James: I dunno… be a good writer? Like, that’s pretty much the only way. Some writers use it to make metacommentary. Others just write really good stories. The only thing in common is that you have to be a good writer to do it.
Brandon: If you’re basing a character off yourself in some way, shape or form, give them flaws and have them lose. If “you” are always winning, then you’re doing it wrong.
Jay (@jayrunham) asks: What do you guys think is the best JJ Abrams-produced and/or -directed TV show or movie?
James: First of all, we’re gonna have to separate this into two different categories, because TV and movies are very different art forms that accomplish their goals differently. What makes, say, a Mission Impossible movie successful is not what makes Alias successful.
With Abrams‘ TV series, for me it’s a toss-up between Lost and Fringe. Lost did a few things briliantly: it was gorgeous, it had some great cliffhangers and episode beginnings, and it had a deeper mythology that was there to obsess over if you were so inclined. Lots of people will say that they didn’t stick the landing, but I found it really enjoyable. For me, the mythology of the series was always second-fiddle to the characters and their development. I liked seeing Charlie evolve into a hero, or Sawyer become less selfish as he learned to be a functioning human again. I was okay with not getting every answer, partially because I like ambiguity and this means there are still things to ponder and debate, but also because it wasn’t why I was watching the show in the first place.
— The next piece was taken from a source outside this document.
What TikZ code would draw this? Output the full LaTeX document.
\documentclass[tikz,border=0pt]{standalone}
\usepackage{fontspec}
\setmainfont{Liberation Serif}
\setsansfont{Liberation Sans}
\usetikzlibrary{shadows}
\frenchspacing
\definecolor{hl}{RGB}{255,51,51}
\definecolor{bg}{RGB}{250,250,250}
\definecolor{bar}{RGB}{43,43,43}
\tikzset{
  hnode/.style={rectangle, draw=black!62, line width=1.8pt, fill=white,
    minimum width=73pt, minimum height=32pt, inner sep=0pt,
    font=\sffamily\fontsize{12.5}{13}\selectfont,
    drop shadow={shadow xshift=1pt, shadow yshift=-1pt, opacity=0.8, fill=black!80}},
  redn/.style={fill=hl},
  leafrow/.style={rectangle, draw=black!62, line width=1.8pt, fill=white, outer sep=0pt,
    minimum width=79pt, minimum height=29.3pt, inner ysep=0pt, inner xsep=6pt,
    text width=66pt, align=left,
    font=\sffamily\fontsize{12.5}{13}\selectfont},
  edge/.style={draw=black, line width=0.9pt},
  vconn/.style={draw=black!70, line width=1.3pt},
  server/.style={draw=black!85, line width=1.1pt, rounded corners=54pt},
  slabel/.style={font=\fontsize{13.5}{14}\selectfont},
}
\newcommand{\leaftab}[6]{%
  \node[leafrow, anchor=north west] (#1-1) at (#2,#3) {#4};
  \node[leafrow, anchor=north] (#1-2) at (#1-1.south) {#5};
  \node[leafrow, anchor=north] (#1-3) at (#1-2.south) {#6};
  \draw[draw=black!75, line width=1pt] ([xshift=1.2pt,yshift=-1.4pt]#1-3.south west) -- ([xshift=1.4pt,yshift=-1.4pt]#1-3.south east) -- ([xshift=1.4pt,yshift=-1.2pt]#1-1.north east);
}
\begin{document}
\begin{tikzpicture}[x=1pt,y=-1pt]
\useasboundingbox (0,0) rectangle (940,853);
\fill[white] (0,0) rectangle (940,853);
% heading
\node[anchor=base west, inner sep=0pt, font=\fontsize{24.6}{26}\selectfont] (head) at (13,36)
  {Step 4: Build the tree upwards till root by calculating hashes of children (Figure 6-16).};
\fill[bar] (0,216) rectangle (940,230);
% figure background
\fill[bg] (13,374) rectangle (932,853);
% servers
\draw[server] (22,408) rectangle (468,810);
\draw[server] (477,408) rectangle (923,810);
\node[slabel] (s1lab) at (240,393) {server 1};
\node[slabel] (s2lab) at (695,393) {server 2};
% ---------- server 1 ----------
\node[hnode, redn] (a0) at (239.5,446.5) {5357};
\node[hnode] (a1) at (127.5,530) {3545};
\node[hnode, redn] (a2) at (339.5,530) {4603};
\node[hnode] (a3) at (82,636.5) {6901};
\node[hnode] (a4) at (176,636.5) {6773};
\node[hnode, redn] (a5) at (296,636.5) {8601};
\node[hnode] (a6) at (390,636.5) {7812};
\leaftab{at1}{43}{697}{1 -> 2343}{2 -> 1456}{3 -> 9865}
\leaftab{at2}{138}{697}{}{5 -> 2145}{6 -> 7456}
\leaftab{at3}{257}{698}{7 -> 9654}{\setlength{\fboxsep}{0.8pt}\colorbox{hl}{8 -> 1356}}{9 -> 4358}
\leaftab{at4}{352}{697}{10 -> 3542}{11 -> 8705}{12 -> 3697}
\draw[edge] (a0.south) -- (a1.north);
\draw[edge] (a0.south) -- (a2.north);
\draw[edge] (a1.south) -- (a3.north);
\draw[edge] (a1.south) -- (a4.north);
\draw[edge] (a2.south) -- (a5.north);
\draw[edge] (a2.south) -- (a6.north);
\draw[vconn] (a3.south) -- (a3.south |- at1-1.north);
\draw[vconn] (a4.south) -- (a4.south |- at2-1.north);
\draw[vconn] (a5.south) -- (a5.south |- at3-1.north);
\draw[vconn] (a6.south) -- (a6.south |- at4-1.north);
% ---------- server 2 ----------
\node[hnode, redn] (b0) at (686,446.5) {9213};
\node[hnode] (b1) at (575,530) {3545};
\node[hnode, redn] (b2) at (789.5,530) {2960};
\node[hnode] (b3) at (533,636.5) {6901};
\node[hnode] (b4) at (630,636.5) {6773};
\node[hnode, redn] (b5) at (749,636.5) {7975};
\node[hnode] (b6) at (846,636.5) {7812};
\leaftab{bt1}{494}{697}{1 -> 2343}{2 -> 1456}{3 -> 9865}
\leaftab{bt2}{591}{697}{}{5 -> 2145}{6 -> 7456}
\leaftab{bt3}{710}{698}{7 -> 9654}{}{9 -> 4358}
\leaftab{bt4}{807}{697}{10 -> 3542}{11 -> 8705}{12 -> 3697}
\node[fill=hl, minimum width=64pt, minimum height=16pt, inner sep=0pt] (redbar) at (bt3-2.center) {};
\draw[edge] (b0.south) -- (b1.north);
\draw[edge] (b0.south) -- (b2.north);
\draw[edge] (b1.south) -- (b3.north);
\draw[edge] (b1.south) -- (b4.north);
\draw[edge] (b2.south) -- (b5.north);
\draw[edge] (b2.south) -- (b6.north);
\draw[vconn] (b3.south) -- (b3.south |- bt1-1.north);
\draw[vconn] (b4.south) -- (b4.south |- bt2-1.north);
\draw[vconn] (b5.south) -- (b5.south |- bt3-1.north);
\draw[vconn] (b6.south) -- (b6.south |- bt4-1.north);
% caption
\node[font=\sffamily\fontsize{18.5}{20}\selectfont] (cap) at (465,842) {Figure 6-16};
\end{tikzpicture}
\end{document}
For people for whom their priorities were different, I can imagine it was significantly more frustrating.
Fringe was a show I didn’t give a fair shake at first, but once I did (because it was dirt cheap on Blu-Ray and I was out of Lost episodes to watch on DVD), I discovered a series that is really rewarding and really well-made. It’s less flashy than Lost, partially because it’s simply less exotic in terms of locale and doesn’t tackle as many weighty issues as conspicuously, but it combines an always-building mythology and long-form storytelling with serialized weekly mysteries, good effects, great actors and a lot of emotion. I really like how each season finale changes the scope and focus of the series considerably, and takes it in a different direction. I’m thrilled with this final season and how well it’s managed a time-jump (something very few series have ever done well, I’m looking at you, CW) and managed to wring even more emotion out of its characters. Its mythology is more utilitarian than Lost‘s, which was very far-reaching, but this lets them close loops and stories more efficiently. Plus, there’s still that moment in the second season when the show finally lets you know a giant plot point that it’s been building up for almost two full seasons. It plays the endgame really, really well.
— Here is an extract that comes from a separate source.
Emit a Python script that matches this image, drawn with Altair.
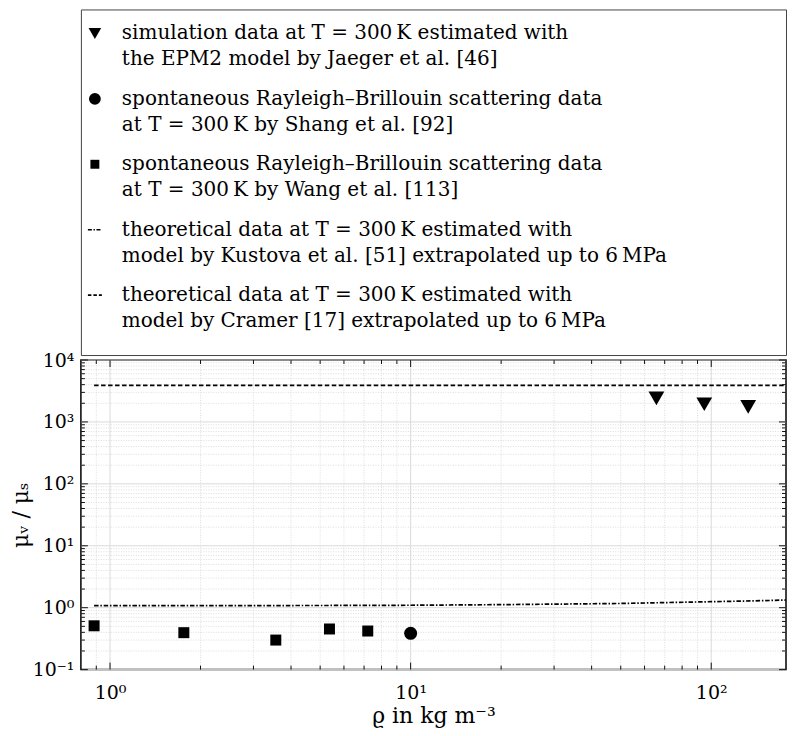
import altair as alt
import pandas as pd

# ---------------- data ----------------
sim_rho = [65.7, 94.8, 132.7]            # Jaeger et al. (EPM2 simulation)
sim_ratio = [2400, 1930, 1750]

shang_rho = [10.0]                        # Shang et al.
shang_ratio = [0.386]

wang_rho = [0.885, 1.76, 3.56, 5.37, 7.2]  # Wang et al.
wang_ratio = [0.51, 0.395, 0.30, 0.453, 0.42]

kustova_rho = [0.885, 2, 5, 10, 20, 50, 100, 150, 177]
kustova_ratio = [1.077, 1.08, 1.085, 1.095, 1.12, 1.17, 1.25, 1.30, 1.33]

cramer_rho = [0.885, 177]
cramer_ratio = [3900, 3900]

legend_line1 = [
    "simulation data at  T = 300\u2009K estimated with",
    "spontaneous Rayleigh–Brillouin scattering data",
    "spontaneous Rayleigh–Brillouin scattering data",
    "theoretical data at  T = 300\u2009K estimated with",
    "theoretical data at  T = 300\u2009K estimated with",
]
legend_line2 = [
    "the EPM2 model by Jaeger et al. [46]",
    "at  T = 300\u2009K by Shang et al. [92]",
    "at  T = 300\u2009K by Wang et al. [113]",
    "model by Kustova et al. [51] extrapolated up to 6\u2009MPa",
    "model by Cramer [17] extrapolated up to 6\u2009MPa",
]
legend_kind = ["tri", "circ", "sq", "dashdot", "dashed"]

x_major = [1, 10, 100]
x_minor = [0.9, 2, 3, 4, 5, 6, 7, 8, 9, 20, 30, 40, 50, 60, 70, 80, 90]
y_major = [0.1, 1, 10, 100, 1000, 10000]
y_minor = [0.2, 0.3, 0.4, 0.5, 0.6, 0.7, 0.8, 0.9,
           2, 3, 4, 5, 6, 7, 8, 9,
           20, 30, 40, 50, 60, 70, 80, 90,
           200, 300, 400, 500, 600, 700, 800, 900,
           2000, 3000, 4000, 5000, 6000, 7000, 8000, 9000]

# ---------------- layout / style ----------------
W, H = 706, 310
LW, LH = 706, 346
FONT = "DejaVu Serif"

xscale = alt.Scale(type="log", domain=[0.8, 177.3], nice=False)
yscale = alt.Scale(type="log", domain=[0.1, 10000], nice=False)
xaxis = alt.Axis(values=x_major, ticks=False, domain=False, grid=False,
                 labelExpr="'10' + ['⁰','¹','²'][round(log(datum.value)/LN10)]",
                 labelFontSize=19, labelPadding=14, labelFont=FONT, labelColor="black",
                 titleFontSize=22, titleFont=FONT, titleFontWeight="normal",
                 titlePadding=3, titleColor="black")
yaxis = alt.Axis(values=y_major, ticks=False, domain=False, grid=False,
                 labelExpr="'10' + ['⁻¹','⁰','¹','²','³','⁴'][round(log(datum.value)/LN10)+1]",
                 labelFontSize=19, labelPadding=7, labelFont=FONT, labelColor="black",
                 titleFontSize=22, titleFont=FONT, titleFontWeight="normal",
                 titlePadding=0, titleColor="black")
XT = "ϱ  in  kg m⁻³"
YT = "μᵥ / μₛ"


def X(f):
    return alt.X(f, type="quantitative", scale=xscale, axis=xaxis, title=XT)


def Y(f):
    return alt.Y(f, type="quantitative", scale=yscale, axis=yaxis, title=YT)


df_xmaj = pd.DataFrame({"v": x_major})
df_xmin = pd.DataFrame({"v": x_minor})
df_ymaj = pd.DataFrame({"v": y_major})
df_ymin = pd.DataFrame({"v": y_minor})

grid_minor_x = alt.Chart(df_xmin).mark_rule(color="#d4d4d4", strokeWidth=0.8, strokeDash=[1, 1.5]).encode(x=X("v"))
grid_minor_y = alt.Chart(df_ymin).mark_rule(color="#d4d4d4", strokeWidth=0.8, strokeDash=[1, 1.5]).encode(y=Y("v"))
grid_major_x = alt.Chart(df_xmaj).mark_rule(color="#dadada", strokeWidth=1).encode(x=X("v"))
grid_major_y = alt.Chart(df_ymaj).mark_rule(color="#dadada", strokeWidth=1).encode(y=Y("v"))

df_k = pd.DataFrame({"rho": kustova_rho, "r": kustova_ratio})
df_c = pd.DataFrame({"rho": cramer_rho, "r": cramer_ratio})
line_k = alt.Chart(df_k).mark_line(color="black", strokeWidth=1.7, strokeDash=[4.5, 1.8, 1.5, 1.8]).encode(x=X("rho"), y=Y("r"))
line_c = alt.Chart(df_c).mark_line(color="black", strokeWidth=1.7, strokeDash=[4.5, 2.5]).encode(x=X("rho"), y=Y("r"))

df_sim = pd.DataFrame({"rho": sim_rho, "r": sim_ratio})
df_shang = pd.DataFrame({"rho": shang_rho, "r": shang_ratio})
df_wang = pd.DataFrame({"rho": wang_rho, "r": wang_ratio})
pts_sim = alt.Chart(df_sim).mark_point(shape="triangle-down", filled=True, color="black", opacity=1, size=250).encode(x=X("rho"), y=Y("r"))
pts_shang = alt.Chart(df_shang).mark_point(shape="circle", filled=True, color="black", opacity=1, size=169).encode(x=X("rho"), y=Y("r"))
pts_wang = alt.Chart(df_wang).mark_point(shape="square", filled=True, color="black", opacity=1, size=121).encode(x=X("rho"), y=Y("r"))

TC = "#111111"
tick_b_maj = alt.Chart(df_xmaj).mark_rule(color=TC, strokeWidth=1).encode(x=X("v"), y=alt.value(H), y2=alt.value(H - 7))
tick_b_min = alt.Chart(df_xmin).mark_rule(color=TC, strokeWidth=1).encode(x=X("v"), y=alt.value(H), y2=alt.value(H - 4))
tick_t_maj = alt.Chart(df_xmaj).mark_rule(color=TC, strokeWidth=1).encode(x=X("v"), y=alt.value(0), y2=alt.value(7))
tick_t_min = alt.Chart(df_xmin).mark_rule(color=TC, strokeWidth=1).encode(x=X("v"), y=alt.value(0), y2=alt.value(4))
tick_l_maj = alt.Chart(df_ymaj).mark_rule(color=TC, strokeWidth=1).encode(y=Y("v"), x=alt.value(0), x2=alt.value(7))
tick_l_min = alt.Chart(df_ymin).mark_rule(color=TC, strokeWidth=1).encode(y=Y("v"), x=alt.value(0), x2=alt.value(4))
tick_r_maj = alt.Chart(df_ymaj).mark_rule(color=TC, strokeWidth=1).encode(y=Y("v"), x=alt.value(W - 7), x2=alt.value(W))
tick_r_min = alt.Chart(df_ymin).mark_rule(color=TC, strokeWidth=1).encode(y=Y("v"), x=alt.value(W - 4), x2=alt.value(W))

main = alt.layer(
    grid_minor_x, grid_minor_y, grid_major_x, grid_major_y,
    line_k, line_c, pts_sim, pts_shang, pts_wang,
    tick_b_maj, tick_b_min, tick_t_maj, tick_t_min,
    tick_l_maj, tick_l_min, tick_r_maj, tick_r_min,
).properties(width=W, height=H,
             view=alt.ViewBackground(stroke="#000000", strokeWidth=1.5))

# ---------------- legend panel ----------------
df_leg = pd.DataFrame({"idx": list(range(len(legend_line1))), "l1": legend_line1,
                       "l2": legend_line2, "kind": legend_kind})
lyscale = alt.Scale(domain=[-0.3664, 4.916], reverse=True, nice=False, zero=False)
LY = alt.Y("idx:Q", scale=lyscale, axis=None)
LSIZE = 20

leg_text1 = alt.Chart(df_leg).mark_text(align="left", baseline="middle", font=FONT, fontSize=LSIZE,
                                        color="black").encode(x=alt.value(41), y=LY, text="l1:N")
leg_text2 = alt.Chart(df_leg).mark_text(align="left", baseline="middle", font=FONT, fontSize=LSIZE,
                                        color="black", dy=26).encode(x=alt.value(41), y=LY, text="l2:N")
leg_tri = alt.Chart(df_leg).transform_filter("datum.kind == 'tri'").mark_point(
    shape="triangle-down", filled=True, color="black", opacity=1, size=160).encode(x=alt.value(14), y=LY)
leg_circ = alt.Chart(df_leg).transform_filter("datum.kind == 'circ'").mark_point(
    shape="circle", filled=True, color="black", opacity=1, size=140).encode(x=alt.value(14), y=LY)
leg_sq = alt.Chart(df_leg).transform_filter("datum.kind == 'sq'").mark_point(
    shape="square", filled=True, color="black", opacity=1, size=80).encode(x=alt.value(14), y=LY)
leg_dd = alt.Chart(df_leg).transform_filter("datum.kind == 'dashdot'").mark_rule(
    color="black", strokeWidth=1.6, strokeDash=[4, 1.6, 1.4, 1.6]).encode(x=alt.value(7), x2=alt.value(21), y=LY)
leg_da = alt.Chart(df_leg).transform_filter("datum.kind == 'dashed'").mark_rule(
    color="black", strokeWidth=1.6, strokeDash=[3.5, 2]).encode(x=alt.value(7), x2=alt.value(21), y=LY)

legend_panel = alt.layer(leg_text1, leg_text2, leg_tri, leg_circ, leg_sq, leg_dd, leg_da).properties(
    width=LW, height=LH, view=alt.ViewBackground(stroke="#444444", strokeWidth=1))

chart = alt.vconcat(legend_panel, main, spacing=5, bounds="flush").properties(
    padding={"left": 0, "top": 0, "right": 0, "bottom": 0}
).configure(font=FONT, background="white")

chart.save("out.html", embed_options={"renderer": "svg", "actions": False})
As for movies, I’ll confess that I’ve only seen Star Trek and Super 8 out of all the ones he’s been involved in, so my opinion here is somewhat limited. Some day I’ll check out the recent Mission Impossible movies and maybe Cloverfield, but that doesn’t help me now. It’s honestly hard to pick between Star Trek and Super 8, because they’re so very different. Star Trek was the nearly perfect re-imagining of a series and franchise I’ve loved my whole life. Despite some visual quirks, it had a great cast and more than that, it captured the spirit of the original series, which was boundless adventure. I’d seen these characters and some of these tropes, but I hadn’t actually felt that same whoosh of excitement and pure possibility since I was 10 or 11. It made Star Trek something I could discover again, which is amazing, and it simultaneously spread it to a new audience, too. That’s awesome. And Super 8? It’s just a really gorgeous, really moving, really-just-well-done family action movie. It’s unmistakably modern, but it could have stepped out of the 1980s, when movies and TV series were generally less self-consciously dark and gritty than they are now. There is sadness to Super 8, but this really interesting hope and warmth, too. It’s a great summer movie and I am actually embarrassed I haven’t bought it yet. What the fuck,James?
Jay continues: The Toronto Raptors have now won four games in a row. Will they make it to the playoffs?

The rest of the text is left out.